The Hilbert space of 3d gravity: quantum group symmetries and observables
C. Meusburger, K. Noui
TL;DR
Meusburger and Noui establish a precise link between three-dimensional BF/loop quantum gravity and combinatorial quantisation based on the CS formulation. They show that the kinematical and physical Hilbert spaces of both approaches are equivalent and derive explicit operator relations, clarifying how combinatorial variables map to loop variables, with the cilia playing a key interpretative role. A central result is that quantum group symmetries, realized as the quantum doubles $D(G)$, act naturally on spaces of cylindrical functions and encode the mass and spin observables as well as the constraints, thus unifying the two quantisation frameworks.

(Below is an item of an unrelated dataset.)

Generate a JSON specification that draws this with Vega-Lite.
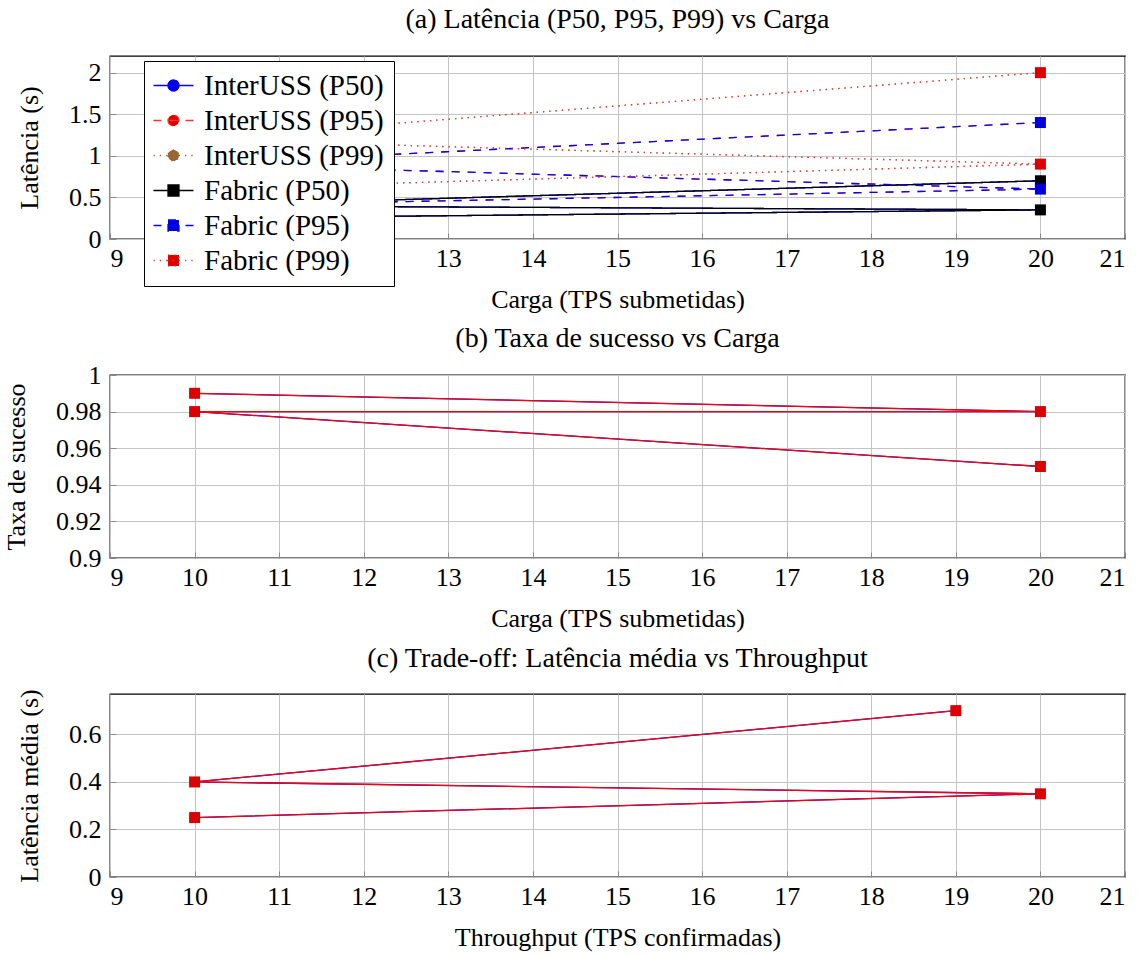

The work also demonstrates how gauge fixing via maximal-tree contractions in the graph aligns with Fock–Rosly discretisation and provides a pathway to construct physical states through $D(G)$ representations, with implications for broader quantum gravity programs and potential extensions to nonzero cosmological constant.
Abstract
We relate three-dimensional loop quantum gravity to the combinatorial quantisation formalism based on the Chern-Simons formulation for three-dimensional Lorentzian and Euclidean gravity with vanishing cosmological constant. We compare the construction of the kinematical Hilbert space and the implementation of the constraints. This leads to an explicit and very interesting relation between the associated operators in the two approaches and sheds light on their physical interpretation. We demonstrate that the quantum group symmetries arising in the combinatorial formalism, the quantum double of the three-dimensional Lorentz and rotation group, are also present in the loop formalism. We derive explicit expressions for the action of these quantum groups on the space of cylindrical functions associated with graphs. This establishes a direct link between the two quantisation approaches and clarifies the role of quantum group symmetries in three-dimensional gravity.